After my initial panic that I had left it too late, I tried to let go and not stress about getting pregnant. I downloaded an ovulation app, but didn’t really follow it. I definitely wasn’t scheduling in and optimizing fertility windows. I’ve heard this before; that the more relaxed you are about the process, the quicker it happens.
I’d also eliminated a lot of stress in my life. This included a stressful job, and finishing redecorating my house after it has been rented out for several years. Following my illness, I had already got rid of a lot of environmental stress from toxins such as cleaning products, and I had also cleaned up my diet.
I fasted for a month, and pretty much fell pregnant when I stopped. There is so much evidence to show the health benefits of intermittent fasting. I was following an OMAD approach (one meal a day), rather than 5:2. This recommends eating all your calories in one meal, and fasting for the remaining 23 hours.
Whilst detoxing my body, I detoxed my house. I’d listened to the audio of ‘The Life Changing Magic of Tidying Up’, and starting implementing the Konmari method. I used to be a total hoarder, a car boot sale junkie. Every Sunday I’d fill up the car with vintage sewing and craft books, unusual pieces of furniture and 1960s crockery.
After my illness, I knew I needed to reorder my life. So 8 years ago I began the process of de-cluttering and organising. Stripping back the chaos in my life to create more peace. I moved from a 3-bed house to a 2 bed flat, and simplified my life even more.
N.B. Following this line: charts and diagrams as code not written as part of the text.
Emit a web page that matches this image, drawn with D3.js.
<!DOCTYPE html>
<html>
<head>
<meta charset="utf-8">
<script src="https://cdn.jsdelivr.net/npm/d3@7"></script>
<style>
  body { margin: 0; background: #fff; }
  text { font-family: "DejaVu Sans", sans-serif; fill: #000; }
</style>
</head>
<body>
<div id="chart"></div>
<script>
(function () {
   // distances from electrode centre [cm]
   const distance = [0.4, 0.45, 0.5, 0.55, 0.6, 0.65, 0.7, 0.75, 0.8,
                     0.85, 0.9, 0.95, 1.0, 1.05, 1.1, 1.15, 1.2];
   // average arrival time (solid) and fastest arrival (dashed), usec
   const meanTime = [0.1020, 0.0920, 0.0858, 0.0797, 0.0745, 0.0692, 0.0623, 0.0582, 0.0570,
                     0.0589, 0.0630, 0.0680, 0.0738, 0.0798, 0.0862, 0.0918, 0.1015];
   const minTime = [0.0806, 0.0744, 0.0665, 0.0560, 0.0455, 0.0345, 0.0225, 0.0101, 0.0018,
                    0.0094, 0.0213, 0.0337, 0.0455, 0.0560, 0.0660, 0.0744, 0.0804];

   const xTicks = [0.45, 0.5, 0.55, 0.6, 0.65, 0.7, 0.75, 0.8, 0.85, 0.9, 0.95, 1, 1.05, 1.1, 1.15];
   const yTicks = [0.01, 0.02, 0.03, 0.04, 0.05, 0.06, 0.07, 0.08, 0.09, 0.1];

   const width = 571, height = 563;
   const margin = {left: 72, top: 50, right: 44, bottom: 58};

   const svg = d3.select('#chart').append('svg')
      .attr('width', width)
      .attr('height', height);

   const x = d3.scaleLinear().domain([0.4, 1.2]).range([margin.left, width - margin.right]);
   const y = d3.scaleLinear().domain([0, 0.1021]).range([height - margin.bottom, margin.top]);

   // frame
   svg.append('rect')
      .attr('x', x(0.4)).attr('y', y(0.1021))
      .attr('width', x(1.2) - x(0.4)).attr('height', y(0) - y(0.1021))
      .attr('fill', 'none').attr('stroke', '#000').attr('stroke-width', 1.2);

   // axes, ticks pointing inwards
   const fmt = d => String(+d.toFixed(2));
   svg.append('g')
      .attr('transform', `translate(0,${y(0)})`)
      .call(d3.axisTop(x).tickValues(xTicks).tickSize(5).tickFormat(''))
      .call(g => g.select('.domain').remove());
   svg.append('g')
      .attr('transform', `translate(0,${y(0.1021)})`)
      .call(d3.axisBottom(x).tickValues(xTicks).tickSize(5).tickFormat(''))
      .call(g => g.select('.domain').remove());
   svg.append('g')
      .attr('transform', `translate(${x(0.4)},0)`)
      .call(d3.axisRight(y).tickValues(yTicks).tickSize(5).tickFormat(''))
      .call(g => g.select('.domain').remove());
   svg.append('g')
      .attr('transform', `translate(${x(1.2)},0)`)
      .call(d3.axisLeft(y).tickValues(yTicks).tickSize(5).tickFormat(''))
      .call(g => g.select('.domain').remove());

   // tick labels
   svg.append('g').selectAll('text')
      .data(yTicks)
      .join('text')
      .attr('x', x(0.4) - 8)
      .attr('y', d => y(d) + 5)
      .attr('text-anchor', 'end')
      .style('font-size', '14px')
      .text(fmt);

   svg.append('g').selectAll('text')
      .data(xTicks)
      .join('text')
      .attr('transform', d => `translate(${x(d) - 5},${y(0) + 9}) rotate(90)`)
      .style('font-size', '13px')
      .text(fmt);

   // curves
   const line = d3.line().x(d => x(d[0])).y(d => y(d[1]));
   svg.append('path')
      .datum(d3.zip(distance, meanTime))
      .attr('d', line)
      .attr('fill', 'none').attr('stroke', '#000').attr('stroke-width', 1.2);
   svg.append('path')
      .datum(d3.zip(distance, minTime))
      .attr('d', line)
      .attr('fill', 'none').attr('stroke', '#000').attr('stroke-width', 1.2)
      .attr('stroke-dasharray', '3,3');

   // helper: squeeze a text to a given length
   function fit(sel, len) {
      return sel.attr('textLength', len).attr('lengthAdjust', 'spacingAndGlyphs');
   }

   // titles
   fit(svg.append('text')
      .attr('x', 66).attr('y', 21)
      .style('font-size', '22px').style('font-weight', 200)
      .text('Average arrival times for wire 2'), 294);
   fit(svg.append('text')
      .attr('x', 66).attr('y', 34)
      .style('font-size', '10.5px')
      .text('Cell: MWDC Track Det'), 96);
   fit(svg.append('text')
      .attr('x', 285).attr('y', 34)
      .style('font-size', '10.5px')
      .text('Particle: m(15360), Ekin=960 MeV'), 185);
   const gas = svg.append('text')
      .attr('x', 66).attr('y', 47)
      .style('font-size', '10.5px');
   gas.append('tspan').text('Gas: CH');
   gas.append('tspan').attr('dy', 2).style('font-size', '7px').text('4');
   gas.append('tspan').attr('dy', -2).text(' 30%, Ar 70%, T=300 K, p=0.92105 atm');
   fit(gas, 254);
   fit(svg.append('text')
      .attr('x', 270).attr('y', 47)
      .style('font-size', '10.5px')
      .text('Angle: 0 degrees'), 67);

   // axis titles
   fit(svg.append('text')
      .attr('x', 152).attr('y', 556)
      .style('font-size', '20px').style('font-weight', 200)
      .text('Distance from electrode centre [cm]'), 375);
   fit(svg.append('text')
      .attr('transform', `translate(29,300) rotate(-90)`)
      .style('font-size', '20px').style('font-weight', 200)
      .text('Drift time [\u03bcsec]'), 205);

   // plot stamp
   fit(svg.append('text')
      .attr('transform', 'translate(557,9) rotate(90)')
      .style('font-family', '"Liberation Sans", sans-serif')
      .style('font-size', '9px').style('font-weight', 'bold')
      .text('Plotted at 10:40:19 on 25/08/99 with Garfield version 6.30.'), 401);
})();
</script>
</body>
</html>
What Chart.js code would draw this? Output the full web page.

But even then, my flat was like a jigsaw puzzle, every cupboard packed to the brim.
Six years later I moved back to my house, and discovered Marie Kondo. This was the missing piece in finally getting the house under control. Life felt a lot simpler, everything had a place and there was no longer any need to tidy up. The house just seems to stay tidy now. It might be a bit of stretch to correlate pregnancy with decluttering, but I do think that it creates a huge shift in energy. If anything, it made me feel ready for the arrival of a baby, by quite literally ‘getting my house in order’.
I’d not drank alcohol for around 5 or 6 years before I got pregnant. It is widely recommended to remain abstinent whilst trying to conceive, but this can be hard to follow. It’s difficult when so much of our culture revolves around drinking. One or two can seem insignificant when everyone else is sloshed. Even when you do stop completely, I think it can take a few months for you body to fully rid itself of the residual toxins.
Exercise and diet
Up until pregnancy I was kickboxing, and teaching Pilates. I had to stop kickboxing for obvious reasons. I struggled to maintain regular exercise during my pregnancy as I was either sick or exhausted. But my body was fit and strong leading up to this.
I’ve followed a pretty ‘clean’ eating regime for the past few years. I’d cut out my much loved coffee and switched to decaff. I was really strict with my diet after my illness and did not eat gluten, dairy or sugar. Gluten and sugar have crept back in, but in small amounts. However, I’m sure my body has majorly benefited from a long period of excluding these from my diet.
You cannot underestimate the power of replacing rumination with a conversation with whatever life force you believe in. When Zahra arrived and I looked into her eyes, she seemed so connected to that source of life. That mysterious place where we all come from, and where one day we will all return. The source of pure love.